JLC: Perhaps one of your recent activities concerned with restoring value to the mining landscape – although, in this case, sound-based - is “Architecture and Schools”, also intended for 14 to 17 year old students, if I understand correctly.  Tell us a little more about your expectations of this activity. Would you like that the ideas contributed by the idealism characteristic of these teenagers have continuity at LABoral?

Lucía Arias: “Architecture and Schools” actually came out of the project Learning from the Cuencas, outside of the sound context, aiming to highlight the importance of the architectural uses of the abandoned buildings within the mining landscape. The objective of this initiative is therefore centred on architecture, precisely because the curators of Learning from the Cuencas are two architects, Nacho Ruiz and Sara López. In the first place, it is aimed at a less formalistic or conventional approach to architecture (in the traditional “History of Architecture” way), and focuses more at the uses and utility of buildings nearby or related to the environment of teenagers. Additionally, we consider that this approach could also be useful for teachers and students in other subjects in the school.
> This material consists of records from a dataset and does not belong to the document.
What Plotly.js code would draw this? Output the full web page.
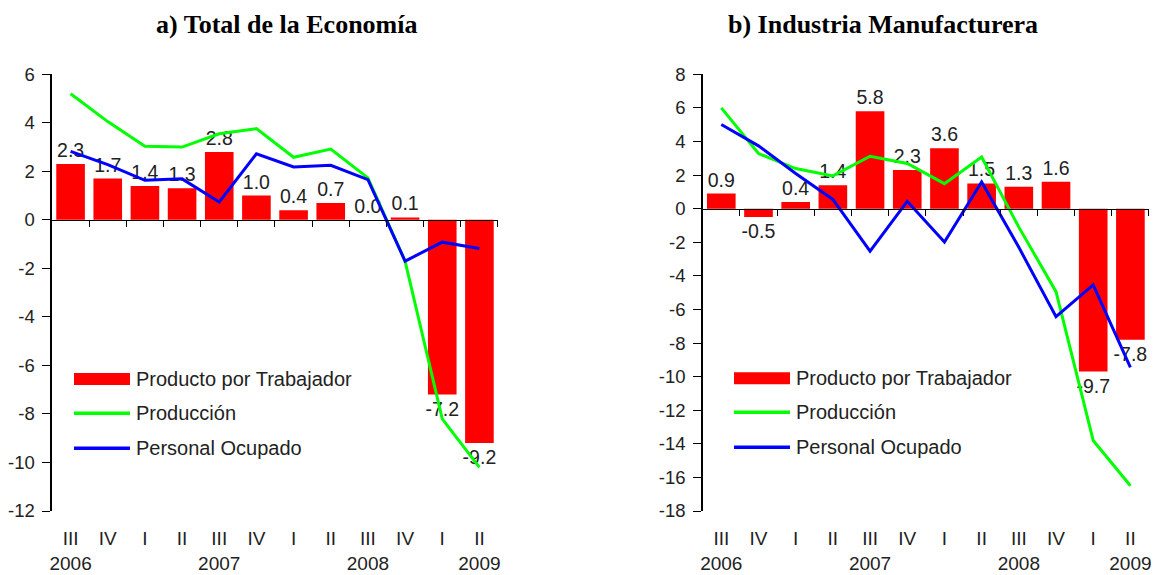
<!DOCTYPE html>
<html>
<head>
<meta charset="utf-8">
<script src="https://cdn.plot.ly/plotly-3.0.1.min.js"></script>
<style>html,body{margin:0;padding:0;background:#fff;}#chart{width:1155px;height:575px;}</style>
</head>
<body>
<div id="chart"></div>
<script>
// Quarters (x positions = category index)
const quarters = ["III","IV","I","II","III","IV","I","II","III","IV","I","II"];
const years = ["2006","","","","2007","","","","2008","","","2009"];

// a) Total de la Economía
const totalProducto = [2.3, 1.7, 1.4, 1.3, 2.8, 1.0, 0.4, 0.7, 0.0, 0.1, -7.2, -9.2];
const totalProduccion = [5.2, 4.05, 3.03, 3.0, 3.55, 3.76, 2.58, 2.92, 1.73, -1.7, -8.2, -10.2];
const totalPersonal = [2.82, 2.28, 1.63, 1.69, 0.74, 2.72, 2.18, 2.25, 1.66, -1.7, -0.92, -1.18];
const totalYTicks = [-12, -10, -8, -6, -4, -2, 0, 2, 4, 6];

// b) Industria Manufacturera
const manufProducto = [0.9, -0.5, 0.4, 1.4, 5.8, 2.3, 3.6, 1.5, 1.3, 1.6, -9.7, -7.8];
const manufProduccion = [6.0, 3.28, 2.39, 1.95, 3.12, 2.69, 1.49, 3.08, -1.1, -4.94, -13.8, -16.5];
const manufPersonal = [5.01, 3.74, 2.09, 0.55, -2.53, 0.44, -1.99, 1.59, -2.3, -6.43, -4.54, -9.45];
const manufYTicks = [-18, -16, -14, -12, -10, -8, -6, -4, -2, 0, 2, 4, 6, 8];

const seriesNames = ["Producto por Trabajador", "Producción", "Personal Ocupado"];

const idx = quarters.map((q, i) => i);
const tickText = quarters.map((q, i) => years[i] ? q + "<br>" + years[i] : q);
const boundaries = quarters.map((q, i) => i + 0.5);

const FONT = "Liberation Sans, Arial, sans-serif";
const RED = "#ff0000", GREEN = "#00ff00", BLUE = "#0000ff";

function barTrace(vals, xa, ya) {
  return {
    type: "bar", x: idx, y: vals, xaxis: xa, yaxis: ya, showlegend: false,
    name: seriesNames[0],
    marker: {color: RED, line: {width: 0}}, width: 0.77,
    text: vals.map(v => v.toFixed(1)),
    textposition: "outside", constraintext: "none", cliponaxis: false,
    textfont: {family: FONT, size: 19.5, color: "#222"},
    hoverinfo: "skip"
  };
}
function lineTrace(vals, name, color, xa, ya) {
  return {
    type: "scatter", mode: "lines", x: idx, y: vals, xaxis: xa, yaxis: ya, showlegend: false,
    name: name, line: {color: color, width: 3}, cliponaxis: false, hoverinfo: "skip"
  };
}

const data = [
  barTrace(totalProducto, "x", "y"),
  lineTrace(totalProduccion, seriesNames[1], GREEN, "x", "y"),
  lineTrace(totalPersonal, seriesNames[2], BLUE, "x", "y"),
  barTrace(manufProducto, "x2", "y2"),
  lineTrace(manufProduccion, seriesNames[1], GREEN, "x2", "y2"),
  lineTrace(manufPersonal, seriesNames[2], BLUE, "x2", "y2")
];

const yDom = [0.1113, 0.8708];
const tickFont = {family: FONT, size: 19, color: "#222"};
function catAxis(dom, anchor) {
  return {
    domain: dom, anchor: anchor, range: [-0.5, 11.5], tickmode: "array",
    tickvals: idx, ticktext: tickText, ticks: "", showgrid: false, zeroline: false,
    showline: false, tickfont: tickFont, ticklabelstandoff: 14, fixedrange: true
  };
}
function zeroAxis(over, pos) {
  return {
    overlaying: over, anchor: "free", position: pos, range: [-0.5, 11.5],
    tickmode: "array", tickvals: boundaries, ticks: "outside", ticklen: 6, tickwidth: 1,
    tickcolor: "#000", showticklabels: false, showline: true, linecolor: "#000", linewidth: 1.5,
    showgrid: false, zeroline: false, fixedrange: true
  };
}
function valAxis(range, anchor, ticks) {
  return {
    domain: yDom, anchor: anchor, range: range, tickmode: "array", tickvals: ticks,
    ticktext: ticks.map(String), ticks: "outside", ticklen: 8,
    tickcolor: "#000", showline: true, linecolor: "#000", linewidth: 1.5, showgrid: false,
    zeroline: false, tickfont: {family: FONT, size: 18.5, color: "#222"}, ticklabelstandoff: 4,
    fixedrange: true
  };
}

// Legend drawn as key (swatch + label) for each panel
const legendPanels = [
  {swX0: 74, swX1: 130, txtX: 134, rows: [379, 413.3, 448.3]},
  {swX0: 734, swX1: 790, txtX: 794, rows: [378.3, 412.3, 447.3]}
];
const W = 1155, H = 575;
const shapes = [], annotations = [];
legendPanels.forEach(p => {
  const colors = [RED, GREEN, BLUE];
  seriesNames.forEach((nm, k) => {
    const yc = p.rows[k];
    if (k === 0) {
      shapes.push({type: "rect", xref: "paper", yref: "paper", x0: p.swX0 / W, x1: p.swX1 / W,
        y0: 1 - (yc - 6) / H, y1: 1 - (yc + 6) / H, fillcolor: RED, line: {width: 0}});
    } else {
      shapes.push({type: "line", xref: "paper", yref: "paper", x0: p.swX0 / W, x1: p.swX1 / W,
        y0: 1 - yc / H, y1: 1 - yc / H, line: {color: colors[k], width: 3.5}});
    }
    annotations.push({text: nm, xref: "paper", yref: "paper", x: p.txtX / W, y: 1 - yc / H,
      xanchor: "left", yanchor: "middle", showarrow: false,
      font: {family: FONT, size: 20, color: "#222"}});
  });
});
annotations.push(
  {text: "<b>a) Total de la Economía</b>", xref: "paper", yref: "paper", x: 286 / W, y: 1 - 24 / H,
   xanchor: "center", yanchor: "middle", showarrow: false,
   font: {family: "Liberation Serif, Times New Roman, serif", size: 26, color: "#000"}},
  {text: "<b>b) Industria Manufacturera</b>", xref: "paper", yref: "paper", x: 883 / W, y: 1 - 24 / H,
   xanchor: "center", yanchor: "middle", showarrow: false,
   font: {family: "Liberation Serif, Times New Roman, serif", size: 26, color: "#000"}}
);

const layout = {
  width: W, height: H, margin: {l: 0, r: 0, t: 0, b: 0},
  paper_bgcolor: "#fff", plot_bgcolor: "rgba(0,0,0,0)",
  barmode: "overlay", showlegend: false,
  xaxis: catAxis([0.04502, 0.43117], "y"),
  yaxis: valAxis([-12, 6], "x", totalYTicks),
  xaxis2: catAxis([0.6084, 0.9948], "y2"),
  yaxis2: valAxis([-18, 8], "x2", manufYTicks),
  xaxis3: zeroAxis("x", 0.6176),
  xaxis4: zeroAxis("x2", 0.6371),
  shapes: shapes,
  annotations: annotations
};

// empty traces so the zero-line axes are drawn
data.push({type: "scatter", x: [], y: [], xaxis: "x3", yaxis: "y", showlegend: false, hoverinfo: "skip"});
data.push({type: "scatter", x: [], y: [], xaxis: "x4", yaxis: "y2", showlegend: false, hoverinfo: "skip"});

Plotly.newPlot("chart", data, layout, {staticPlot: true, displayModeBar: false});
</script>
</body>
</html>
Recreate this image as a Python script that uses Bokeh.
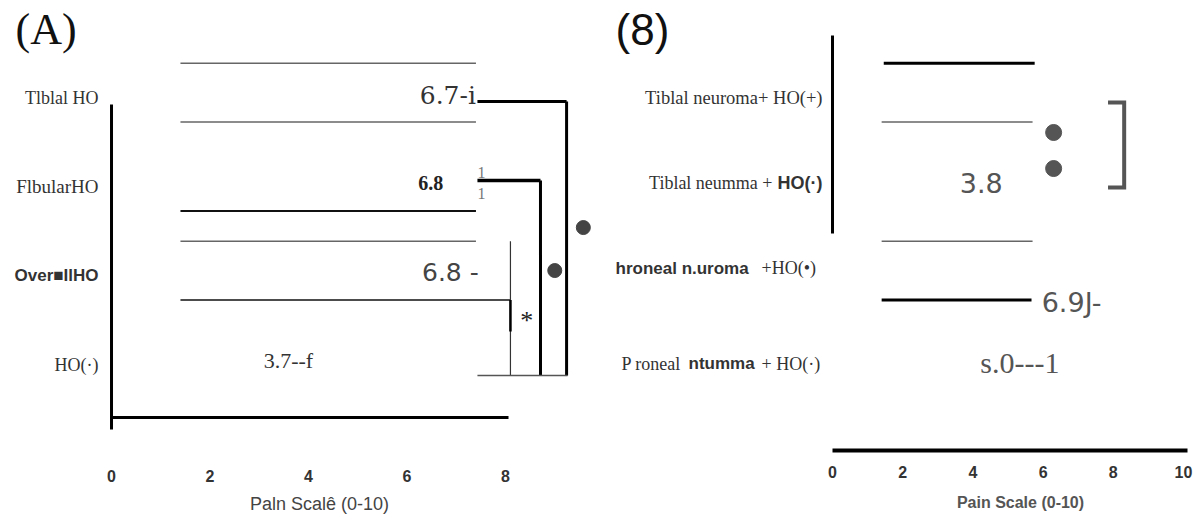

With respect to your comment on “continuity”, this line of research taking architecture as the subject matter certainly does interest us because of the good relations between LABoral and the community and the College of Architects.

Image: LABoral and Lucía Arias

JLC: Is there anything else you would like to add about the educational goals you are working towards in these projects?

Lucía Arias: In general, we consider the active presence of the public to be very important, not only as spectators, but also as an integral part of the exhibition and production process. We aspire to make LABoral not only a centre for the exhibition and diffusion of art, but also for production, and in this sense, we see it as very important that the public are involved in this process.